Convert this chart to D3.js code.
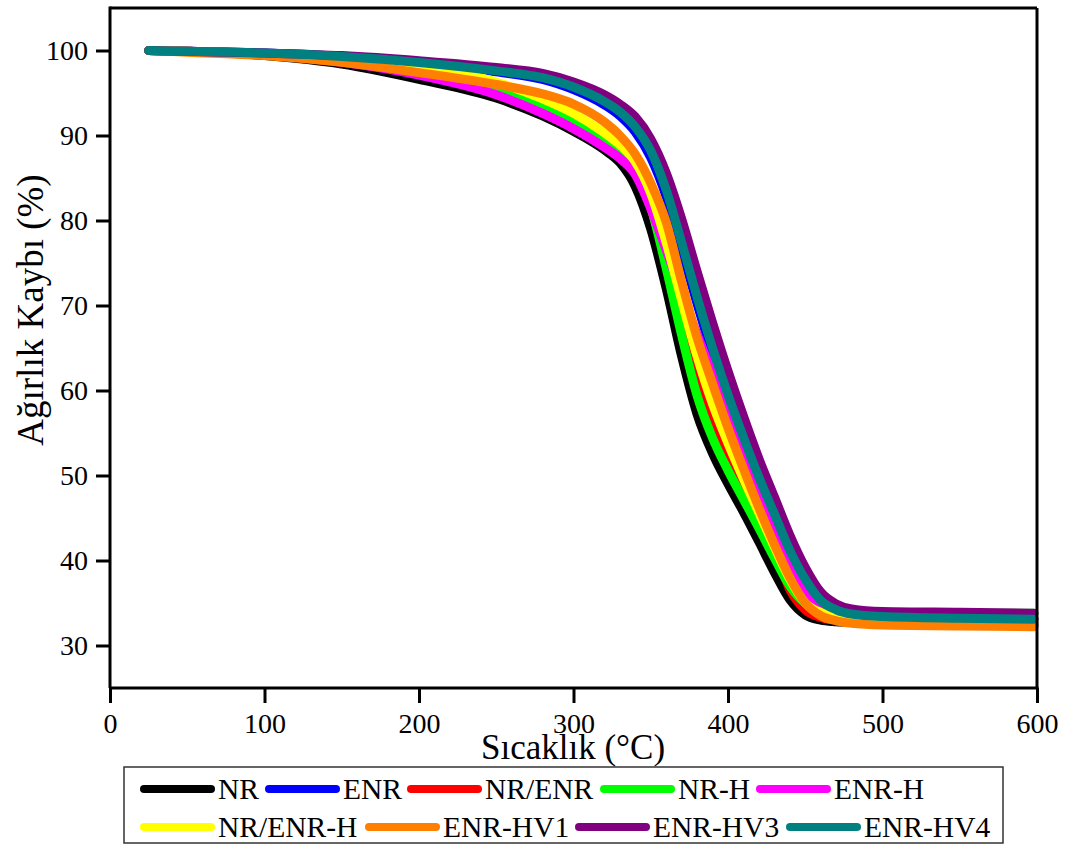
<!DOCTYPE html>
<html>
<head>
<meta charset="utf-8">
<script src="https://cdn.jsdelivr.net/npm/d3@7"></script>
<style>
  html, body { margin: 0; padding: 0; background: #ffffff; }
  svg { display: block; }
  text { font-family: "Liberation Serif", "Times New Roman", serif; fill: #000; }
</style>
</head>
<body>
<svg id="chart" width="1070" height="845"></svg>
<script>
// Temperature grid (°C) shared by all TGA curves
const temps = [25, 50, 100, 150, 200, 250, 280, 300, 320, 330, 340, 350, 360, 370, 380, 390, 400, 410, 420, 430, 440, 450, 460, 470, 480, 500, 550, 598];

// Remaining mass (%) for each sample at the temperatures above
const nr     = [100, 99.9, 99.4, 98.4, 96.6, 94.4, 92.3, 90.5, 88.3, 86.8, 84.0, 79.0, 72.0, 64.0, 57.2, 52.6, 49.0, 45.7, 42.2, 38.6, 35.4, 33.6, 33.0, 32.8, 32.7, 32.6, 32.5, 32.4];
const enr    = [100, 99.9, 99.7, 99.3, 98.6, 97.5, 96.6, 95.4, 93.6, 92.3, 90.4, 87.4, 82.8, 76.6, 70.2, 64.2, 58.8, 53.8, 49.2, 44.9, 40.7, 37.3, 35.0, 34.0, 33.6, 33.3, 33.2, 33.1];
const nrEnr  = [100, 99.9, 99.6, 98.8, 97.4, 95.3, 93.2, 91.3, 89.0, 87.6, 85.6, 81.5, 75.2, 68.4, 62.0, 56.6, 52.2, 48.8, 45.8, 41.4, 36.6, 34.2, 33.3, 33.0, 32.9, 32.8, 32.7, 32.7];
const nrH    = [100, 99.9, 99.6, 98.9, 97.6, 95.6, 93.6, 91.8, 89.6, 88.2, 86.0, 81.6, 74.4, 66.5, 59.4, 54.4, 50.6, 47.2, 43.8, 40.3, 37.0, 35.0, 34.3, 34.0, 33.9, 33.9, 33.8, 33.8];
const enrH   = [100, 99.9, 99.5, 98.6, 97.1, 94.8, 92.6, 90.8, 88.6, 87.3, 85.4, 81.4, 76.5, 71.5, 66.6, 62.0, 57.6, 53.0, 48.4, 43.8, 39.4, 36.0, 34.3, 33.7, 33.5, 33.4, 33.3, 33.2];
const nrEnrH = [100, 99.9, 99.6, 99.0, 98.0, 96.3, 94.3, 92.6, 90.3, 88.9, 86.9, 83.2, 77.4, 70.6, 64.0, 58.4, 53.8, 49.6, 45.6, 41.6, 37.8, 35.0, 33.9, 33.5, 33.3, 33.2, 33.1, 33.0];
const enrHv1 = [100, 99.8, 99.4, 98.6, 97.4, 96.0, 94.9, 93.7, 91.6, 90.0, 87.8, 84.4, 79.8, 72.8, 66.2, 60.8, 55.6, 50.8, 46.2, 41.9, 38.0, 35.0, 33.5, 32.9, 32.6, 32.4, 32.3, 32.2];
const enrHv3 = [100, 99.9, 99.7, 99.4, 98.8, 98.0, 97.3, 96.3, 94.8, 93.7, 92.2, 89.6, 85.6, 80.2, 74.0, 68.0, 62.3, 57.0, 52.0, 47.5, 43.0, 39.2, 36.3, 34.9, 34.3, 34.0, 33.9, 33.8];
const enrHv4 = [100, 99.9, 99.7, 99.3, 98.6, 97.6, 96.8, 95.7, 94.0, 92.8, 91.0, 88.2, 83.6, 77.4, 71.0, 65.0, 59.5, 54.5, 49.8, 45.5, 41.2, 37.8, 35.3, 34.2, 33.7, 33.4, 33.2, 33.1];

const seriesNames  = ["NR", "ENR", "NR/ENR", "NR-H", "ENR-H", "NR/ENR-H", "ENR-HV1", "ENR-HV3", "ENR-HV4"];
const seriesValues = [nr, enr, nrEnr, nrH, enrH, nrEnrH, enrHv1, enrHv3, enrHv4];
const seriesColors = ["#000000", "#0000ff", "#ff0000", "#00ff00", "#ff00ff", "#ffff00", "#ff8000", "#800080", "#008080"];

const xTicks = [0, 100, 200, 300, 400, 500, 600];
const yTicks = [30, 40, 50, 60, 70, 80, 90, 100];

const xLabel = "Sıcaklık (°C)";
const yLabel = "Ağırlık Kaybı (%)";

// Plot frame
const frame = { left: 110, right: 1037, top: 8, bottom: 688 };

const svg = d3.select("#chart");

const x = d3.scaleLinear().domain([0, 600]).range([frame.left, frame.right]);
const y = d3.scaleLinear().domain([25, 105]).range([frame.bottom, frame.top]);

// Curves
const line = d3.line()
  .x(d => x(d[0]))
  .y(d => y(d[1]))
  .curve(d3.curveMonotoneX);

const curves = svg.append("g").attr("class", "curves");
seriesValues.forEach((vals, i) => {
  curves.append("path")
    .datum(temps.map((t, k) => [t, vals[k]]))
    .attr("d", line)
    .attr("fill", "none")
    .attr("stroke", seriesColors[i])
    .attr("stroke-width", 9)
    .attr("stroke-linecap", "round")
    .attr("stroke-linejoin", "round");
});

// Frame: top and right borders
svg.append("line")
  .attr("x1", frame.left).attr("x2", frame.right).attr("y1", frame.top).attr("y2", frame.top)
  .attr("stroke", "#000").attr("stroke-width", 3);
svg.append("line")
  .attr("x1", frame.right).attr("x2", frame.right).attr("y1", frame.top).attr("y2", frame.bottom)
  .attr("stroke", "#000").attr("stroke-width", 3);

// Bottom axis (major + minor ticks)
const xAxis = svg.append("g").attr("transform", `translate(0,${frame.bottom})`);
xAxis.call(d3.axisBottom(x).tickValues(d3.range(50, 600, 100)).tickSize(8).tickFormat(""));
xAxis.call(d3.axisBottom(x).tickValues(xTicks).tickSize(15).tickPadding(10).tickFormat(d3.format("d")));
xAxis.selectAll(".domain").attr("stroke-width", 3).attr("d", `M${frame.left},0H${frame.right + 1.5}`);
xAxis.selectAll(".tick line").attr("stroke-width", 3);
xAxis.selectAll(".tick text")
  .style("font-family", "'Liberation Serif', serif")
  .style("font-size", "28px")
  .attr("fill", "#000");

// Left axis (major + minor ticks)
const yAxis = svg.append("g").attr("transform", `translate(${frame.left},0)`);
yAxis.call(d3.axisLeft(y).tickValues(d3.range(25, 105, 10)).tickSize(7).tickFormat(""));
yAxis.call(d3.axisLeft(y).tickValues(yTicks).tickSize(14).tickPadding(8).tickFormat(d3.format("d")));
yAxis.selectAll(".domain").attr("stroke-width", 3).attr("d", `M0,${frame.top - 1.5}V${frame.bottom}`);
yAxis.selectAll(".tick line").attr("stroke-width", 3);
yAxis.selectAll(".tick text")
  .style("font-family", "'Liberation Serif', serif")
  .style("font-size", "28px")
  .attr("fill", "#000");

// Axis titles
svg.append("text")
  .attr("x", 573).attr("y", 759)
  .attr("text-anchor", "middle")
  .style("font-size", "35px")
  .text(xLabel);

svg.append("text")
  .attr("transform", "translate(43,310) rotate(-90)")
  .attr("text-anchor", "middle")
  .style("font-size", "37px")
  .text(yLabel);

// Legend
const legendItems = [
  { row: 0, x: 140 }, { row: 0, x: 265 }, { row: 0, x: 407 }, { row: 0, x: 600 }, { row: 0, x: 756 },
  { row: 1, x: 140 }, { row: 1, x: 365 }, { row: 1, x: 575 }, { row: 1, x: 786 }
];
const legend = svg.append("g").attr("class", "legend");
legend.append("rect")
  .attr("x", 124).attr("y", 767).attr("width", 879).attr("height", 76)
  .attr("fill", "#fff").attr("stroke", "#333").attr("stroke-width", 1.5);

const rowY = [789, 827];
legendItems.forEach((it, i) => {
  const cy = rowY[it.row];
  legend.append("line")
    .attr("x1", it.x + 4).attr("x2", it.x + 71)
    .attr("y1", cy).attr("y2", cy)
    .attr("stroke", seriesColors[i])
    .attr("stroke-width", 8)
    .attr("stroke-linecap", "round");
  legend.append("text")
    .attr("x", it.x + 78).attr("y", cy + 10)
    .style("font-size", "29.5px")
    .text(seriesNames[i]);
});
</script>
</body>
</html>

◆ ◆ ◆ ◆

Task brief: Set the lines above down again, word for word, from the first through the one containing "500, 550, 598];"; pictures excluded.

Answer to the problem:
Convert this chart to D3.js code.
<!DOCTYPE html>
<html>
<head>
<meta charset="utf-8">
<script src="https://cdn.jsdelivr.net/npm/d3@7"></script>
<style>
  html, body { margin: 0; padding: 0; background: #ffffff; }
  svg { display: block; }
  text { font-family: "Liberation Serif", "Times New Roman", serif; fill: #000; }
</style>
</head>
<body>
<svg id="chart" width="1070" height="845"></svg>
<script>
// Temperature grid (°C) shared by all TGA curves
const temps = [25, 50, 100, 150, 200, 250, 280, 300, 320, 330, 340, 350, 360, 370, 380, 390, 400, 410, 420, 430, 440, 450, 460, 470, 480, 500, 550, 598];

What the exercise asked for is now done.